An equivalent stress process for fatigue life estimation under multiaxial loadings based on a new non linear damage model

Fatigue life estimation or fatigue damage evaluation of mechanical components under a multiaxial state of stress time-history has an important role in virtual design phases, but this evaluation is a real problem to resolve, because this goal is not reached by classical fatigue criteria. In this context, the equivalent uniaxial stress has been chosen as the approach useful for this purpose by combining it with a strength curve for the material (i.e. S–N curve) and damage evaluation (Damaged Stress Model (DMS) and Miner's rule). So the authors have taken equivalent stresses based on a multiaxial criterion that can be used as a uniaxial stress time history for the application of damage evaluation methods to predict the fatigue life, under multiaxial random loading.

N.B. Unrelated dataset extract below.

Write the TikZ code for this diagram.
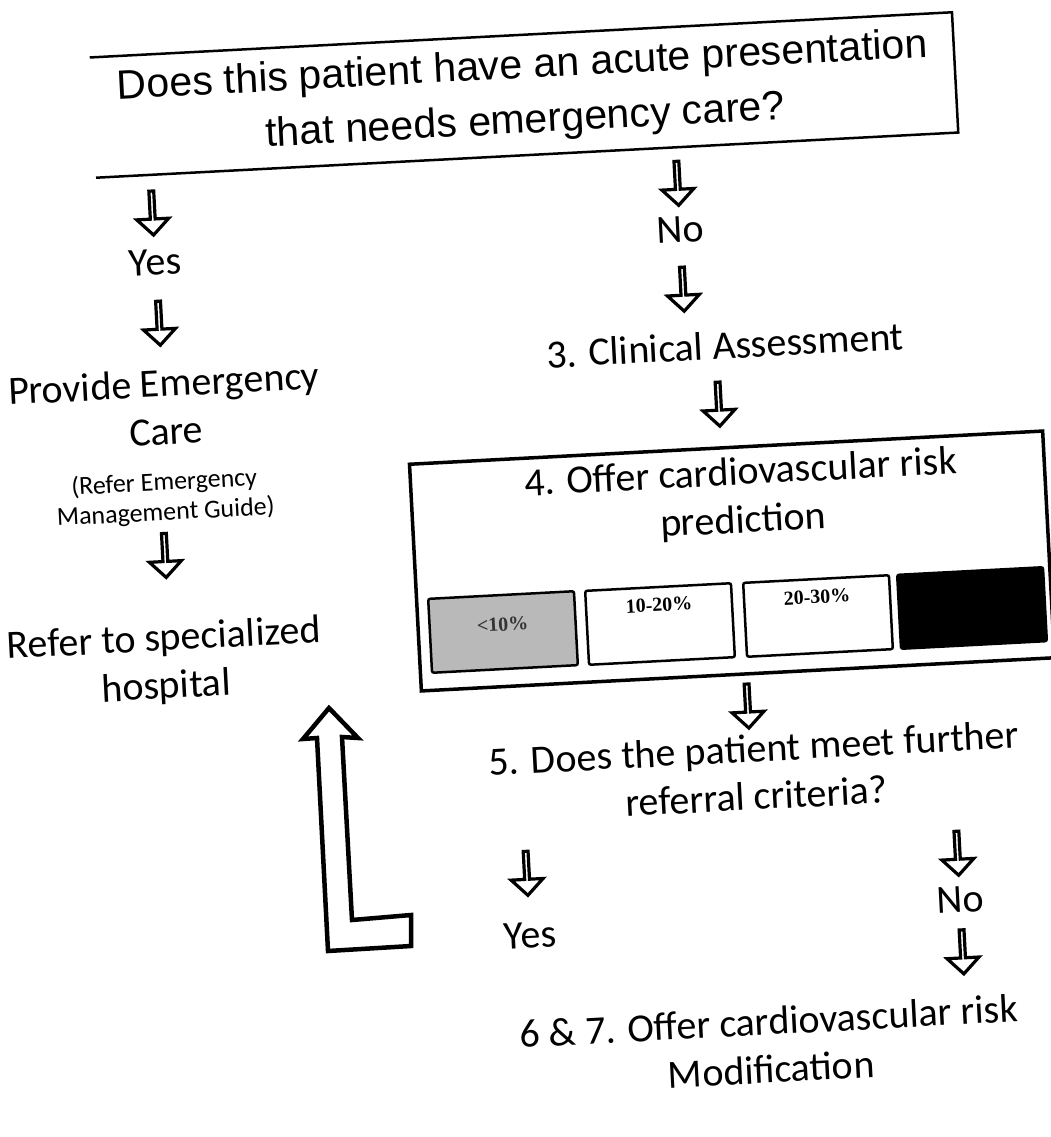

The cycles were counted with the Rain Flow algorithm, using equivalent stress as a variable counting. In the case of “asymmetric” histories, the algorithm of transformation of the stress history (because of its global expected value different from zero) is required. In the case of 10HNAP steel, stress amplitude transformation according to the Goodman relationship gives good results. The proposed algorithm was verified during fatigue tests of cruciform specimens made of 10HNAP steel, subjected to biaxial non-proportional random tension-compression.

► A new approach has been proposed for multiaxial random loading.
► An equivalent stress defined by the multiaxial criteria used as counting variable.
► DSM and Miner's model are used for damage accumulation and life prediction.
► Predictions using the DSM model are consistent with others approaches.